Korban Puasa Sampai Mati untuk Bertemu Yesus Jadi 90
- Kenya punya 4.000 gereja, dengan pendeta tak sekolah teologi.
- Penduduk terbiasa mendengar kotbah tentang akhir zaman.
JERNIH — Pihak berwenang Kenya menemukan lagi sejumlah jenazah korban sekte Good News International Church yang mengajarkan pengikutnya puasa sampai mati untuk bertemu Yesus. Di antara jenazah yang dikeluarkan dari kuburan dangkal terdapat satu keluarga tentara Kenya.
Isaac Ngala (36), prajurit Unit Layanan Umum (GSU) yang berbasis di Nairobi, berada satu lubang dengan istrinya; Emily Wanje (35) dan ibunya, serta dua anak mereka; Imani Ngala dan Seth Ngala yang berusia dua dan lima tahun.
Temuan jenazah mereka menggenapkan jumlah korban menjadi 90 orang. Ephraim Gandi, seorang bocah yang diselamatkan dua hari lalu, menjadi pemandu tim pencari untuk menemukan 90 mayat.
Penemuan jenazah Ngala dan Emily Wanja membuktikan betapa pengikuti Good News International Church bukan orang tak berpendidikan. Emily Wanje menyelesaikan Diploma Pengembangan Masyarakat Universitas Teknik Kenya tahun 2014.

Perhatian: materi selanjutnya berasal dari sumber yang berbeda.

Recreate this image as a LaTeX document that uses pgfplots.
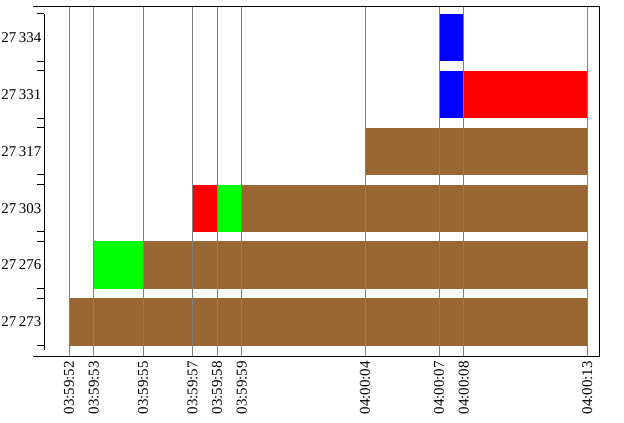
\documentclass[border=0pt]{standalone}
\usepackage{pgfplots}
\pgfplotsset{compat=1.18}
\usepackage{fontspec}
\setmainfont{Liberation Serif}
\definecolor{barbrown}{RGB}{153,102,51}
\definecolor{gridgray}{RGB}{128,128,128}
\begin{document}
\begin{tikzpicture}
\begin{axis}[
  scale only axis, width=566bp, height=349bp,
  xmin=-1.46, xmax=21.48, ymin=-0.598, ymax=5.536,
  axis line style={draw=none},
  axis on top,
  xtick={0,1,3,5,6,7,12,15,16,21},
  xticklabels={03:59:52,03:59:53,03:59:55,03:59:57,03:59:58,03:59:59,04:00:04,04:00:07,04:00:08,04:00:13},
  xmajorgrids, major grid style={gridgray, line width=1bp},
  major tick length=0pt,
  xticklabel style={rotate=90, anchor=east, inner sep=0pt},
  xticklabel shift=5bp,
  ytick={0,1,2,3,4,5},
  yticklabels={27\,273,27\,276,27\,303,27\,317,27\,331,27\,334},
  yticklabel style={anchor=east, inner sep=0pt},
  yticklabel shift=-8.5bp,
  tick label style={font=\fontsize{15}{18}\selectfont},
  clip=false,
]
% row 0: 27273
\addplot[fill=barbrown, draw=none] coordinates {(0,-0.415) (21,-0.415) (21,0.415) (0,0.415)} --cycle;
% row 1: 27276
\addplot[fill=green, draw=none] coordinates {(1,0.585) (3,0.585) (3,1.415) (1,1.415)} --cycle;
\addplot[fill=barbrown, draw=none] coordinates {(3,0.585) (21,0.585) (21,1.415) (3,1.415)} --cycle;
% row 2: 27303
\addplot[fill=red, draw=none] coordinates {(5,1.585) (6,1.585) (6,2.415) (5,2.415)} --cycle;
\addplot[fill=green, draw=none] coordinates {(6,1.585) (7,1.585) (7,2.415) (6,2.415)} --cycle;
\addplot[fill=barbrown, draw=none] coordinates {(7,1.585) (21,1.585) (21,2.415) (7,2.415)} --cycle;
% row 3: 27317
\addplot[fill=barbrown, draw=none] coordinates {(12,2.585) (21,2.585) (21,3.415) (12,3.415)} --cycle;
% row 4: 27331
\addplot[fill=blue, draw=none] coordinates {(15,3.585) (16,3.585) (16,4.415) (15,4.415)} --cycle;
\addplot[fill=red, draw=none] coordinates {(16,3.585) (21,3.585) (21,4.415) (16,4.415)} --cycle;
% row 5: 27334
\addplot[fill=blue, draw=none] coordinates {(15,4.585) (16,4.585) (16,5.415) (15,5.415)} --cycle;
% frame
\draw[black, line width=1bp] (rel axis cs:0,1) -- (rel axis cs:1,1) -- (rel axis cs:1,0) -- (rel axis cs:0,0);
\draw[black, line width=1bp] (axis cs:-1.013,-0.492) -- (axis cs:-1.013,5.413);
\pgfplotsinvokeforeach{-0.415,0.415,0.585,1.415,1.585,2.415,2.585,3.415,3.585,4.415,4.585,5.415}{
  \draw[black, line width=1bp] (axis cs:-1.297,#1) -- (axis cs:-1.013,#1);
}
\coordinate (bl) at (rel axis cs:0,0);
\end{axis}
\pgfresetboundingbox
\path (bl) ++(-33bp,-67bp) rectangle ++(624bp,423bp);
\end{tikzpicture}
\end{document}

Setahun kemudian dia menikah dengan Isaac Ngala dan tinggal di Malindi. Sebulan kemudian Ngala kembali ke tempat kerjanya di Nairobi, meninggalkan Emily yang tinggal di rumah mertuanya.
Emily bekerja sebagai guru PAUD di Malindi sampai dinyatakan hilang tahun 2020. Anggota keluarga yang selamat mengatakan Ngala adalah yang pertama bergabung dengan sekte mematikan itu tahun 2019.
4.000 Gereja
Kenya adalah negara berpenduduk mayoritas Kristen yang tidak asing dengan pendeta yang berkotbah tentang akhir dunia. Pemerintah Kenya berupaya mengatur agama, tapi menghadapi tantangan hebat dari 50 juta rakyatnya.

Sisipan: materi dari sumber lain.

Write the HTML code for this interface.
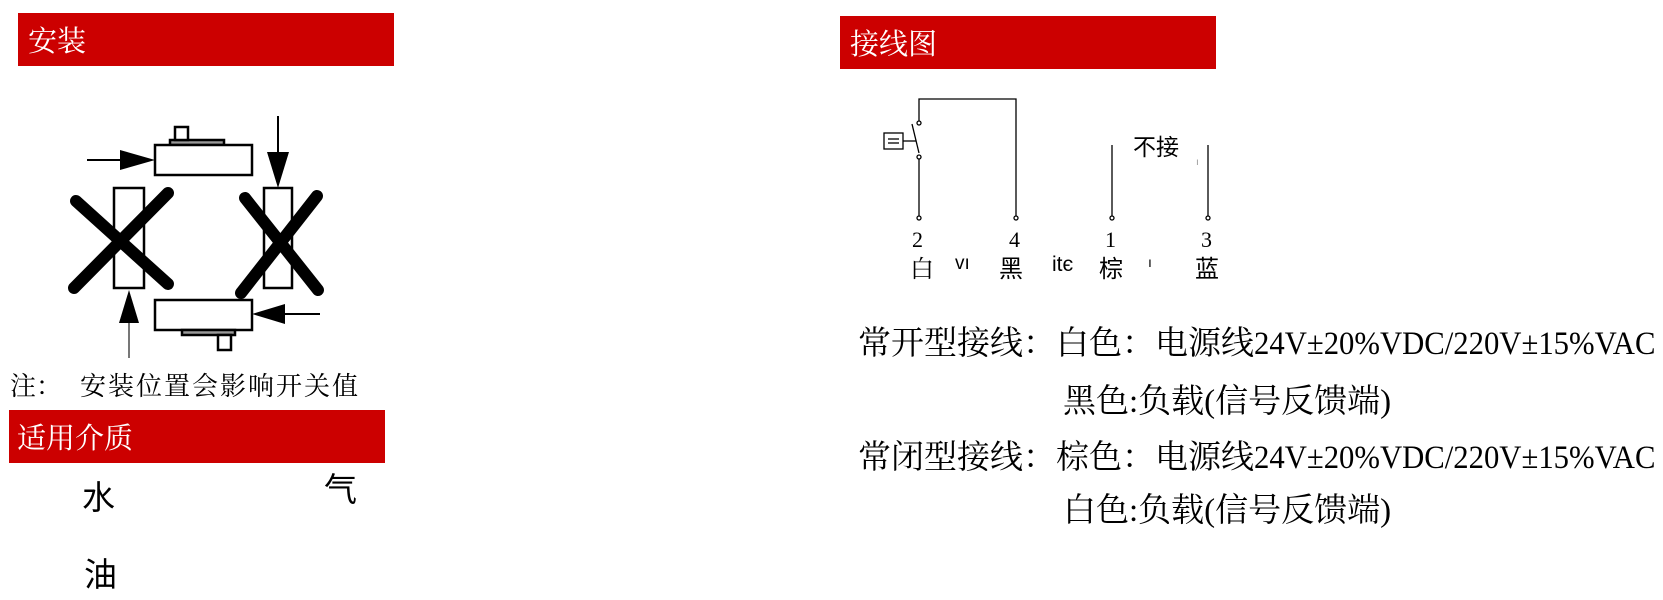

Ada lebih 4.000 gereja terdaftar, tapi tidak diketahui berapa yang tidak terdaftar. Sejumlah gereja mengkotbahkan apa yang disebut Injil Kemakmuran, dan mendesak anggotanya menyumbang lebih banyak harga ke pundi-pundi gereja untuk meningkatkan kemakmuran.
Ribuan gereja beroperasi secara gelap dan kebebasan tak terbatas. Gereja-gereja itu mengontrol kehidupan anggotanya nyaris tanpa batas. The Nation menulis gereja-gereja inilah yang memutar-balikan Alkitab untuk mempromosikan otoritas mereka.
“Sebagian besar ‘pendeta gadungan’ ini tak pernah menginjakan kaki di perguruan tinggi teologi mana pun,” kata Stephen Akaranga, profesor agama di Universitas Nairobi.
Dalam beberapa tahun terakhir gereja-gereja itu menjamur di pedesaan Kenya, tempat penduduk tak memiliki informasi tentang sekolah.